Waldemar Cierpinski - vom Marathonläufer zum Geschäftsmann
Er gewann 1976 und 1980 Gold und ist einziger deutscher Marathon-Olympiasieger. Auf ihm lasten Vorwürfe wegen Verbindungen zum DDR-Geheimdienst und Dopings. Cierpinskis Olympia-Rivale von 1976, Frank Shorter aus den USA, drohte sogar mit einer Klage, um an dessen Stelle die Goldmedaille zu bekommen. Cierpinski bestritt stets alle Vorwürfe. Nach seiner Karriere eröffnete er ein Sportgeschäft.
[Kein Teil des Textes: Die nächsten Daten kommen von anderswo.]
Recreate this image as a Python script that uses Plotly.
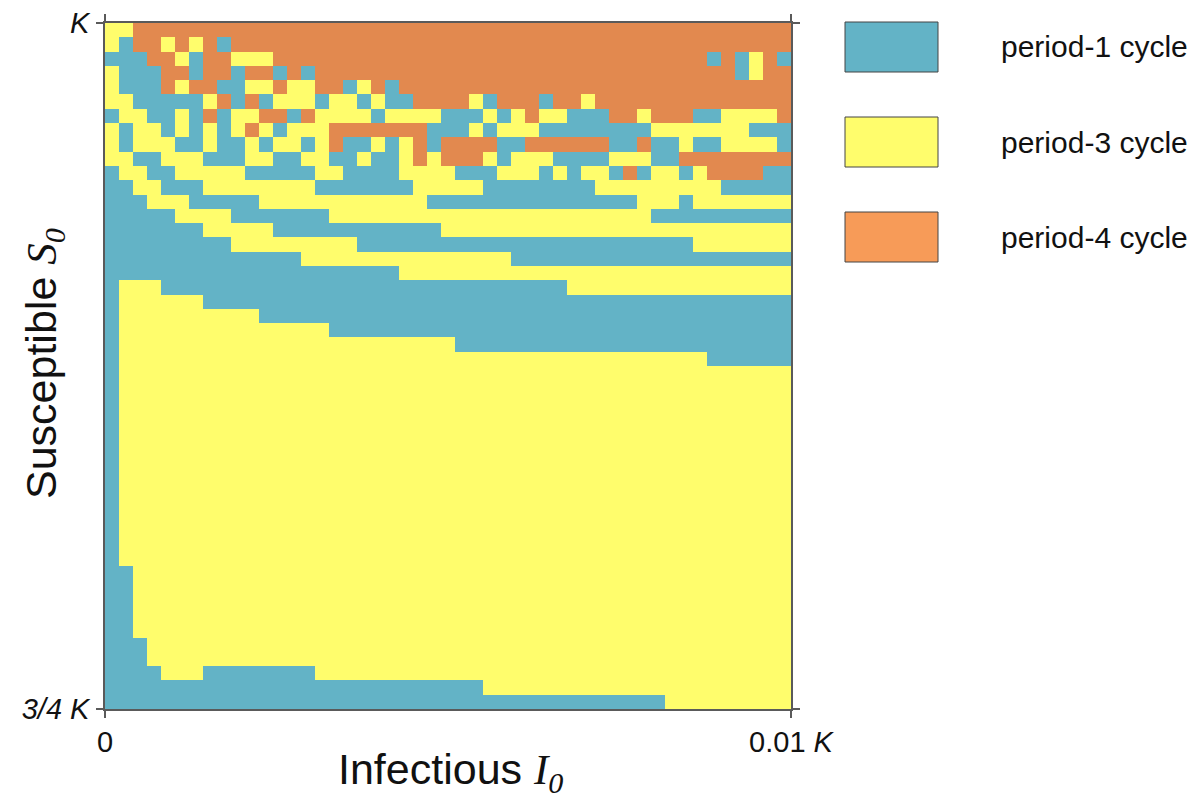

Die umstrittene Nummer eins - Täve Schur
Gustav-Adolf "Täve" Schur ist noch immer ein beliebter DDR-Sportheld. Er gewann die Friedensfahrt und holte Zeitfahr-Medaillen bei Olympia. Der Radsportler wurde allerdings nach heftiger Diskussion nicht in die Hall of Fame des deutschen Sports aufgenommen. Vertreter des Dopingopfer-Hilfevereins protestieren, weil sie in Schur eine "zentrale Propagandafigur des kriminellen DDR-Sports" sahen.